Series: Manufracture
Title: RAM-Tetraeder: Steam
Year: 2017
Medium: video | 2-channel or 4-channel video
Duration: 3 min 22 sec (video), variable (installation)
Venue: gr_und, Berlin, Germany
RAM-Tetraeder: Steam is a multi-channel video based on footage I shot in 2016 while visiting the Tetraeder, a giant steel pyramid sculpture that stands on top of a hill in Bottrop, Germany. During this trip to visit the Ruhr area, a post-industrial region in Germany, I reimagined my father’s memory of his former factory suddenly closing due to a catastrophic fire, as well as the relationship between I and my father that often feels something is missing. This video conveys the process of searching for something that does not seem to exist and my attempt to reconstruct the existing memories.
While sitting on top of a hill in Bottrop and looking at the sky, I saw large amounts of steam billowing into the sky from the factories hidden down below. From the hill, it was almost a salient moment, but the event appears violent and abrupt. This scene reminded me of the smoke coming out of my father’s factory during that midnight fire several years ago. Whether the steam or the smoke, it mirrors the strong emotions that burst out during the arguments I had with my father in the past.

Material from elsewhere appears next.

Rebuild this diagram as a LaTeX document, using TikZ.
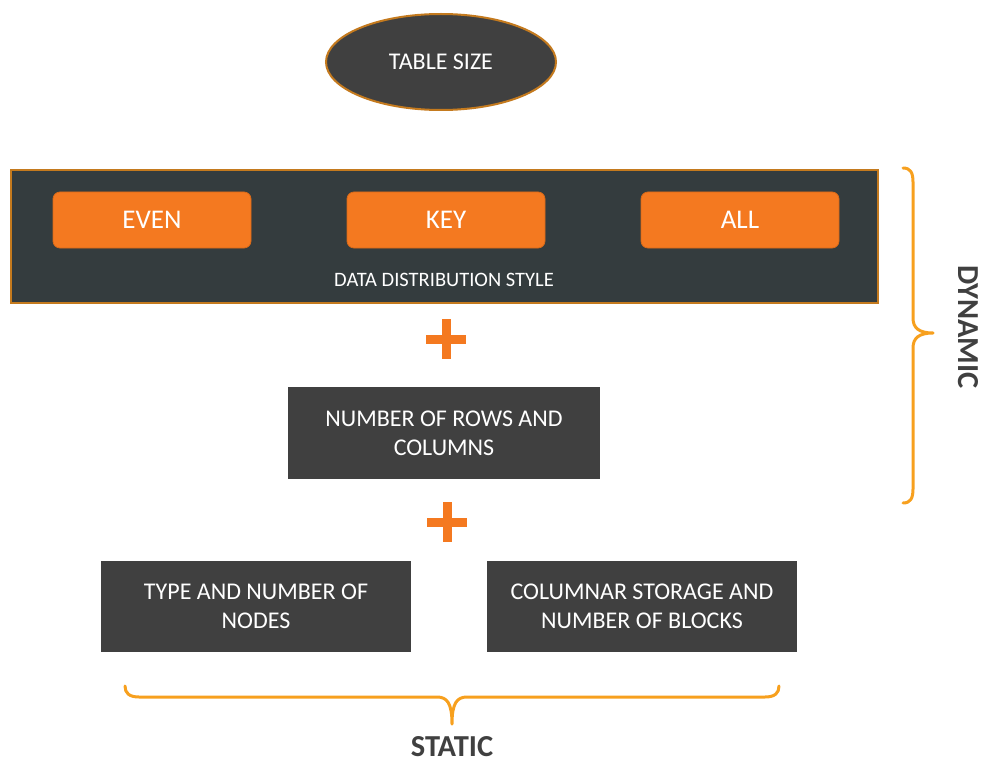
\documentclass[tikz,border=0pt]{standalone}
\usepackage{fontspec}
\setmainfont{Carlito}
\usetikzlibrary{shapes.geometric}
\definecolor{boxgray}{HTML}{404040}
\definecolor{slate}{HTML}{343C3E}
\definecolor{edgebrown}{HTML}{C47A1E}
\definecolor{orng}{HTML}{F47920}
\definecolor{orngedge}{HTML}{D86A18}
\definecolor{bracec}{HTML}{F7A01E}
\definecolor{labelc}{HTML}{404040}
\begin{document}
\begin{tikzpicture}[x=1pt,y=1pt,
  graybox/.style={draw=none,fill=boxgray,text=white,minimum width=310pt,minimum height=91pt,inner sep=0pt,align=center,font=\fontsize{24}{29}\selectfont},
  pill/.style={draw=orngedge,line width=0.8pt,fill=orng,rounded corners=7pt,text=white,minimum width=198pt,minimum height=56pt,inner sep=0pt,font=\fontsize{27}{30}\selectfont},
  plusbar/.style={fill=orng,draw=none,inner sep=0pt},
  bracepath/.style={draw=bracec,line width=3pt,line cap=round,line join=round},
  sidelabel/.style={text=labelc,font=\bfseries\fontsize{30.5}{36}\selectfont,inner sep=0pt}]
\useasboundingbox (0,0) rectangle (982,-762);
% top ellipse
\node (tsize) [ellipse,draw=edgebrown,line width=2pt,fill=boxgray,minimum width=230pt,minimum height=96pt,inner sep=0pt,text=white,font=\fontsize{24}{28}\selectfont] at (441,-62) {TABLE SIZE};
% distribution panel
\node (panel) [draw=edgebrown,line width=2pt,fill=slate,minimum width=867pt,minimum height=133pt,inner sep=0pt] at (444.5,-236.5) {};
\node (even) [pill] at (152,-220) {EVEN};
\node (key) [pill] at (446,-220) {KEY};
\node (all) [pill] at (740,-220) {ALL};
\node (dds) [text=white,font=\fontsize{20.5}{24}\selectfont,inner sep=0pt] at (444,-280) {DATA DISTRIBUTION STYLE};
% plus 1
\node (plusAh) [plusbar,minimum width=40pt,minimum height=9pt] at (446,-339) {};
\node (plusAv) [plusbar,minimum width=9pt,minimum height=40pt] at (446,-339) {};
% rows and columns
\node (rows) [graybox,minimum width=312pt,minimum height=92pt] at (444,-433) {NUMBER OF ROWS AND\\COLUMNS};
% plus 2
\node (plusBh) [plusbar,minimum width=40pt,minimum height=9pt] at (447,-522) {};
\node (plusBv) [plusbar,minimum width=9pt,minimum height=40pt] at (447,-522) {};
% bottom boxes
\node (nodes) [graybox] at (256,-606.5) {TYPE AND NUMBER OF\\NODES};
\node (colstore) [graybox] at (642,-606.5) {COLUMNAR STORAGE AND\\NUMBER OF BLOCKS};
% right brace
\coordinate (rbtop) at (903,-168);
\coordinate (rbtip) at (933,-333);
\coordinate (rbbot) at (903,-503);
\draw[bracepath] (rbtop) .. controls (910,-168) and (913,-172) .. (913,-182) -- (913,-318)
  .. controls (913,-328) and (919,-333) .. (rbtip)
  .. controls (919,-333) and (913,-338) .. (913,-348) -- (913,-489)
  .. controls (913,-499) and (910,-503) .. (rbbot);
\node (dyn) [sidelabel,rotate=-90] at (968,-327) {DYNAMIC};
% bottom brace
\coordinate (bbleft) at (125,-686);
\coordinate (bbtip) at (452,-724);
\coordinate (bbright) at (779,-686);
\draw[bracepath] (bbleft) .. controls (125,-693) and (129,-697) .. (139,-697) -- (437,-697)
  .. controls (447,-697) and (452,-703) .. (bbtip)
  .. controls (452,-703) and (457,-697) .. (467,-697) -- (765,-697)
  .. controls (775,-697) and (779,-693) .. (bbright);
\node (stat) [sidelabel,text depth=0pt] at (452,-746) {STATIC};
\end{tikzpicture}
\end{document}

When recording this steam event on the hill, I employed digital cameras to spontaneously record my point of view while browsing through the scenery. At the moment, those digital devices became essential to my thinking process, and, eventually, embedded into my body as a sensation during moments of receiving or recalling memories of the scene. Through editing and reconstructing a new narration from the collected footage, my memories towards the silent and abrupt scene have become fuzzy and dispersed, just like the end of the steam.